=== Excerpted records ===

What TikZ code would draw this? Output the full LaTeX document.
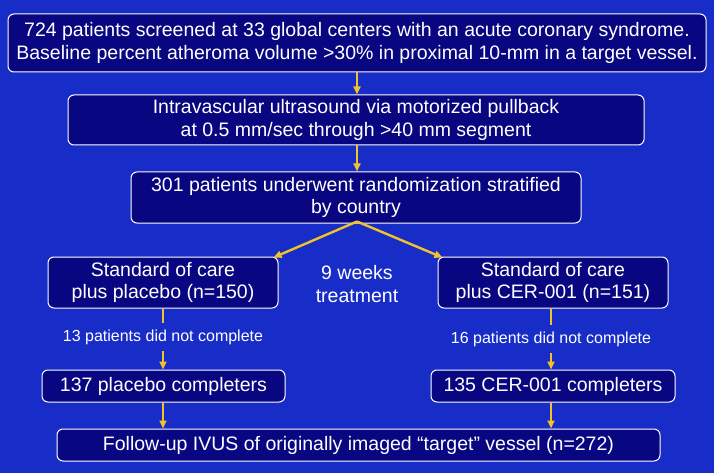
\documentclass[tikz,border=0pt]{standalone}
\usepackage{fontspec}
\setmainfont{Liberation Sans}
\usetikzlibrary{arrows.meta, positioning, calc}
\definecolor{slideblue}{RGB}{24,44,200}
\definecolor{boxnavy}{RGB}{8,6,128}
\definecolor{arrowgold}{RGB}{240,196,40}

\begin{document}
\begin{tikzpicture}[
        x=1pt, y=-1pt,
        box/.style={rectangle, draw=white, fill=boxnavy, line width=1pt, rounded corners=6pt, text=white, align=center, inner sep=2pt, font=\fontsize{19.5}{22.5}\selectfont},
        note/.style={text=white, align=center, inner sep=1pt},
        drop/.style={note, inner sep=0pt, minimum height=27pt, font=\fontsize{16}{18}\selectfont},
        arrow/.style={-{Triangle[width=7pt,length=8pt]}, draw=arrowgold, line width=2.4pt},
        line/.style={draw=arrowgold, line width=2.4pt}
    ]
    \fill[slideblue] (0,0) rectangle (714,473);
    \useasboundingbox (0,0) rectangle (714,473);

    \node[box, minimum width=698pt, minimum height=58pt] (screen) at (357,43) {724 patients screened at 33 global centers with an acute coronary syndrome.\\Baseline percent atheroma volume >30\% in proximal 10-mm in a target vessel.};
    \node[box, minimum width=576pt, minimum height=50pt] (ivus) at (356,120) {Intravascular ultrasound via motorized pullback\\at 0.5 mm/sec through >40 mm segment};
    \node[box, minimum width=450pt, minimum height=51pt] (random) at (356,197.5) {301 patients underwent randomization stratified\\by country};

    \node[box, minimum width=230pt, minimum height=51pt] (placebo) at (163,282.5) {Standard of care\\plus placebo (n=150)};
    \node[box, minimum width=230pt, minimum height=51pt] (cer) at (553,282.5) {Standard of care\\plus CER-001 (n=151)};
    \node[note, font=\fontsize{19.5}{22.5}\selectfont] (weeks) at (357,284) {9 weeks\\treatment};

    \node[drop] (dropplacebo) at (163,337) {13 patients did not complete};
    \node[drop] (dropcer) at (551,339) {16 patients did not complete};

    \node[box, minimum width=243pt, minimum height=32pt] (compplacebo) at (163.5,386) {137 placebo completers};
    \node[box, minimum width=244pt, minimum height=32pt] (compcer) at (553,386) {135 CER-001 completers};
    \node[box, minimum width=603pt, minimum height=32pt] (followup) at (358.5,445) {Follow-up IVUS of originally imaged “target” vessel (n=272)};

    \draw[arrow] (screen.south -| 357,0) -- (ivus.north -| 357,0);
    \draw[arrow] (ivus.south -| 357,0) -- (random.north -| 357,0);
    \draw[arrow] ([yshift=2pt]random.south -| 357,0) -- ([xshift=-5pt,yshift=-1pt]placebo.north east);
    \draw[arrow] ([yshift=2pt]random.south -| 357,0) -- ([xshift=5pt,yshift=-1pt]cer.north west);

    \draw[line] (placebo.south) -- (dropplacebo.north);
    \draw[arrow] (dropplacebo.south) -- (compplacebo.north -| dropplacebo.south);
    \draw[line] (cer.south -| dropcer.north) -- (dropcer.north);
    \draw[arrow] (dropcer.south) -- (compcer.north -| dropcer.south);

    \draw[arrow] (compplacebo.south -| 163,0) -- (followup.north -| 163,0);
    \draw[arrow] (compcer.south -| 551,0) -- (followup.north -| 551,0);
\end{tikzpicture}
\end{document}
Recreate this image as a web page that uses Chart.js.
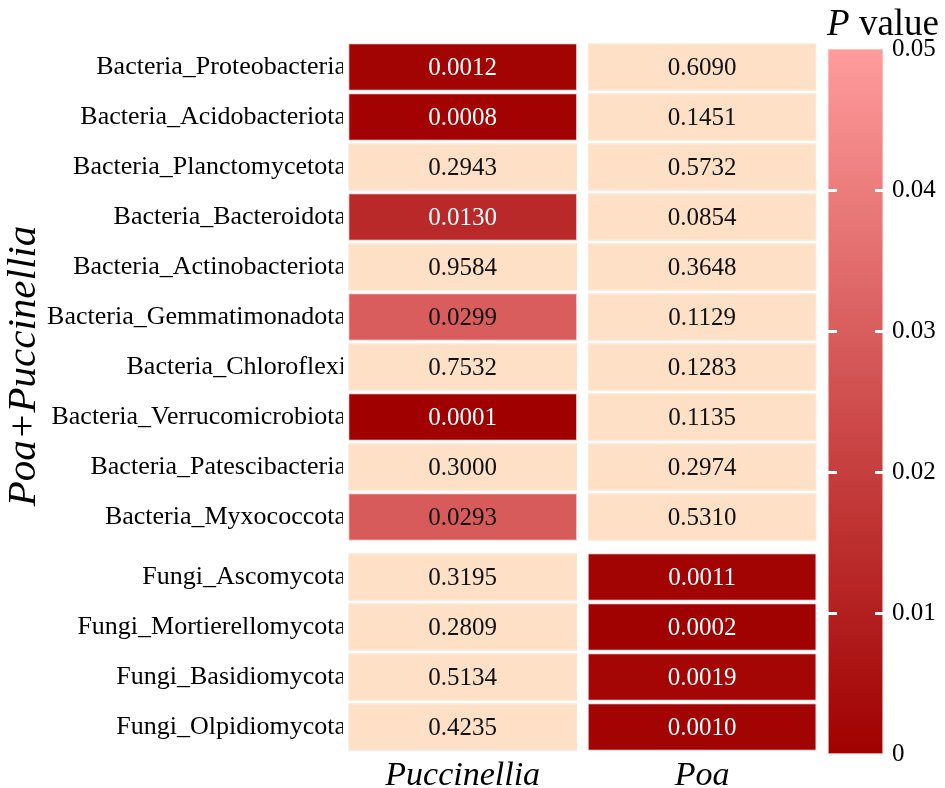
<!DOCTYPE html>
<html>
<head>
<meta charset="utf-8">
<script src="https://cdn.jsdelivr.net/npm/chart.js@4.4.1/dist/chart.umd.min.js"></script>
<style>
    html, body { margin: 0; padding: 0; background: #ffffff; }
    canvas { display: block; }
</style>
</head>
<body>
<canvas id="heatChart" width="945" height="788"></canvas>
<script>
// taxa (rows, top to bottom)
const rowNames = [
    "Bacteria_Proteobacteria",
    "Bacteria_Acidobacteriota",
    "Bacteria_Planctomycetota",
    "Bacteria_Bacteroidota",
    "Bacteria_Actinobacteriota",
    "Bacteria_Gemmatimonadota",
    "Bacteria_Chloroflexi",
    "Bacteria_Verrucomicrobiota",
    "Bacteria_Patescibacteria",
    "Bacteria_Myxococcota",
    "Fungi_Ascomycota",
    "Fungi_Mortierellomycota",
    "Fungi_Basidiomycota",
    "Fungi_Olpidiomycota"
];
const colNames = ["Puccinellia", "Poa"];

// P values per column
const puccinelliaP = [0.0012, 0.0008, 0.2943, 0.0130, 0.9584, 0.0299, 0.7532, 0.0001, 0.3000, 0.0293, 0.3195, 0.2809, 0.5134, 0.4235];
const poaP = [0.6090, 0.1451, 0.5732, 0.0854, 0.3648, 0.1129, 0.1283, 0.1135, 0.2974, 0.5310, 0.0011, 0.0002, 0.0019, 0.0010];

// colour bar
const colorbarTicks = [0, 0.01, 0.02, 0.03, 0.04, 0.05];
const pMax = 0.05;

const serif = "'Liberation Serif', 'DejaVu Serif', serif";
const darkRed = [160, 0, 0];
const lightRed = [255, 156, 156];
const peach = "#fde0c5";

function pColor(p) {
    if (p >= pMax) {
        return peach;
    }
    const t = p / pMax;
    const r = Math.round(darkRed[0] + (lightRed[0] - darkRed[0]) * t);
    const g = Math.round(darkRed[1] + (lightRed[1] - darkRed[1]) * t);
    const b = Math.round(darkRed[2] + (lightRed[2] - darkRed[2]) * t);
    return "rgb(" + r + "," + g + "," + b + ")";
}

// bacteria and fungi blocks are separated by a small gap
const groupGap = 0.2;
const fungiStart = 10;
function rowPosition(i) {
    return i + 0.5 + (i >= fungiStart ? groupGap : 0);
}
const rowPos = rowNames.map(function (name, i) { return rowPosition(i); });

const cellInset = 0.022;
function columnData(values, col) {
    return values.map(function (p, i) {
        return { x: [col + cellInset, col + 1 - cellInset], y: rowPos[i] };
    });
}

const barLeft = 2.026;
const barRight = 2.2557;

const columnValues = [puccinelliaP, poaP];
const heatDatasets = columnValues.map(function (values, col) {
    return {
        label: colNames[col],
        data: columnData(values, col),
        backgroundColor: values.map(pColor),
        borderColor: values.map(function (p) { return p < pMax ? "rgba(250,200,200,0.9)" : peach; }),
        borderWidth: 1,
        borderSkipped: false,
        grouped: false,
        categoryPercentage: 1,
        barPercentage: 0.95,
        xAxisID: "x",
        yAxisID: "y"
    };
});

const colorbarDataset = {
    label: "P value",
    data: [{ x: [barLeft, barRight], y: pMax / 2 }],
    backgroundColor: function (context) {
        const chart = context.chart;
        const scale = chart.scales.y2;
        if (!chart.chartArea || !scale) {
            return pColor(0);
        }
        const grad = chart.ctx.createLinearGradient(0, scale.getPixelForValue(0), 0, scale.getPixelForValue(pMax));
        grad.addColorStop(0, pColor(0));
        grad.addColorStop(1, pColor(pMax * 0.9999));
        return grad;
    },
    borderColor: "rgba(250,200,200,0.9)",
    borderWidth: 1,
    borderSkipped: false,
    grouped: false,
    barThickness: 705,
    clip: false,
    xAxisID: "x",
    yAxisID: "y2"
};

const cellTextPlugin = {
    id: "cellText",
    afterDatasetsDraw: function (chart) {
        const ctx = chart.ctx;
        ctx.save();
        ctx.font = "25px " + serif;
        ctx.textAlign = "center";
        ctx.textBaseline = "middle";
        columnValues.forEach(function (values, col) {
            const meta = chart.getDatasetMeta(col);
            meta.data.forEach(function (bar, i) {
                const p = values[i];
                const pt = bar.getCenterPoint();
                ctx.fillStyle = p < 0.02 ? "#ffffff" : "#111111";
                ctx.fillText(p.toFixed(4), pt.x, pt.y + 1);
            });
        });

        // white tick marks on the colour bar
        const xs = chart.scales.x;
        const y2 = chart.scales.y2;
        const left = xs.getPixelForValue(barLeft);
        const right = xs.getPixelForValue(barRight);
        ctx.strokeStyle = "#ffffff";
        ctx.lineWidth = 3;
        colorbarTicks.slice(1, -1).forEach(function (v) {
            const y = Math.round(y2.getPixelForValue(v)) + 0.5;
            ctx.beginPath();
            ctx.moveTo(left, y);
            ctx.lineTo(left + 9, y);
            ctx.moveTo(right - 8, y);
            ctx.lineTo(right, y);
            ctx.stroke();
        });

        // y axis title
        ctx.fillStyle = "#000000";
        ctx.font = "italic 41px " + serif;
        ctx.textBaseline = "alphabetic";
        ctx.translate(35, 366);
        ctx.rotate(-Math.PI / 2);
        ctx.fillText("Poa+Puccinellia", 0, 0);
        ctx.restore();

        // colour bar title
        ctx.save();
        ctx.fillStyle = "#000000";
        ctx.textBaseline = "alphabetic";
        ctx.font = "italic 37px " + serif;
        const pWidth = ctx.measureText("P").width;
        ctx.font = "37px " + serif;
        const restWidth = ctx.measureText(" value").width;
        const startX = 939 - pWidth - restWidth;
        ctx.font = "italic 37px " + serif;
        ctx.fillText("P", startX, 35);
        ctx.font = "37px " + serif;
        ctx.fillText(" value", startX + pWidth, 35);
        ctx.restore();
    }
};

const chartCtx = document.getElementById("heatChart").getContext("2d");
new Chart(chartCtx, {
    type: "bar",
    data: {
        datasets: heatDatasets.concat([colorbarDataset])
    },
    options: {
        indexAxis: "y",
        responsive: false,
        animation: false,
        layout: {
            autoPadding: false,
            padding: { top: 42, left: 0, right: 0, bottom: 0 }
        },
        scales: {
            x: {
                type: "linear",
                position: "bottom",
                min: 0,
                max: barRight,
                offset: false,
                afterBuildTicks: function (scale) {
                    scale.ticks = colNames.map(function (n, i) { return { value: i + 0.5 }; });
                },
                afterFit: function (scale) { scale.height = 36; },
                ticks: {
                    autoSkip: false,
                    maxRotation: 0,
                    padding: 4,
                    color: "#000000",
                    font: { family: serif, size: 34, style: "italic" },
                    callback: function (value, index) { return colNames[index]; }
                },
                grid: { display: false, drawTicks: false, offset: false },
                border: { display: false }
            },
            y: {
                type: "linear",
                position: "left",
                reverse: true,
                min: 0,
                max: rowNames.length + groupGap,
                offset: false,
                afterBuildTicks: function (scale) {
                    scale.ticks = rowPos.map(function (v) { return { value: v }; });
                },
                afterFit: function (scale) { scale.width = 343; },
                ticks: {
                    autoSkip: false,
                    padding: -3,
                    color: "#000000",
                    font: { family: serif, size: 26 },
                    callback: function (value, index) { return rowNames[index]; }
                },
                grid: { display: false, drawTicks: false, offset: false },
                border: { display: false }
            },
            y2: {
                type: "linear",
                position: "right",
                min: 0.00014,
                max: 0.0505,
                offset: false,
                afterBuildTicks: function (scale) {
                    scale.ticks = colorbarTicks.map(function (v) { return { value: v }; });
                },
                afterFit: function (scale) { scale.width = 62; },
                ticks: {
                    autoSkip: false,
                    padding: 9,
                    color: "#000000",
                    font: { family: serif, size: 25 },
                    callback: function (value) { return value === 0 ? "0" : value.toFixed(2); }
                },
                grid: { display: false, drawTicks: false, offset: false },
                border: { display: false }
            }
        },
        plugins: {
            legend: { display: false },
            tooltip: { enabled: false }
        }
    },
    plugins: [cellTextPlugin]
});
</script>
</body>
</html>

===

> Written instruction
Using the entries above, find all lines with "this". Copy them.

> Completed task
What TikZ code would draw this? Output the full LaTeX document.
Recreate this image as a web page that uses Chart.js.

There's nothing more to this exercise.